Perhaps it is not so much the sketch that should be taken away from here , but rather the two key lemmas , that allow us to generalize the phenomena to other , more involved spaces.
A: Here's a detailed sketch: Let $p$ be an arbitrary point of the plane, and for each $r > 0$ let $D_{r}$ denote the closed disk of radius $r$ about $p$. Since $D_{r}$ is compact and connected, $f(D_{r})$ is as well, by hypothesis. Further, the sets $f(D_{r})$ all contain $f(p)$, and are nested inward, i.e., $f(D_{r'}) \subset f(D_{r})$ if $0 < r' < r$. The intersection $Y = \bigcap_{r>0} f(D_{r})$ is therefore a compact, connected subset of the plane containing $f(p)$. It suffices to show $Y = \{f(p)\}$.
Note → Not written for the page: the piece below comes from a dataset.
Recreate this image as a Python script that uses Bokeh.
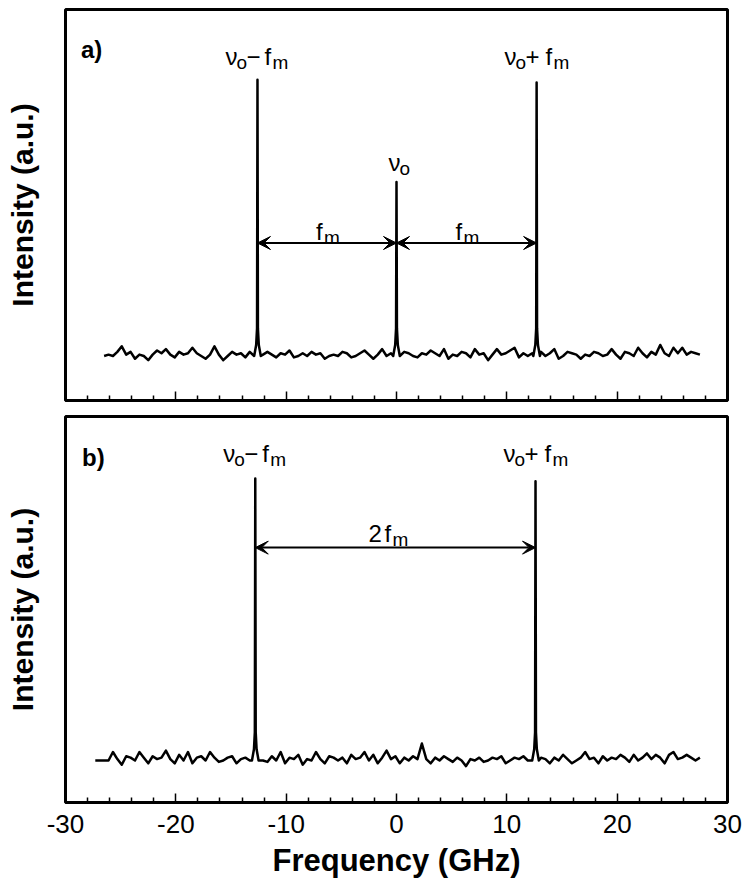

Suppose $Y$ is not a singleton. Since $Y$ is compact and connected, $Y$ contains a countably infinite, non-closed subset $F = \{F_{k}\} \subset Y$ of which $f(p)$ is neither an element nor a limit point. For each positive integer $k$, pick a point $x_{k}$ in the plane such that $|x_{k} - p| < 1/k$ and $f(x_{k}) = F_{k}$. The sequence $(x_{k})$ converges to $p$ by construction, so $\{x_{k}\} \cup \{p\}$ is compact; also by construction, the image of this set under $f$ is $F \cup \{f(p)\}$, which is not compact.
Contrapositively, since $f$ maps compact sets to compact sets, $Y$ is a singleton. Continuity of $f$ at $p$ follows easily. Since $p$ was arbitrary, $f$ is continuous in the plane. (Nothing about the proof is specific to the plane, however.)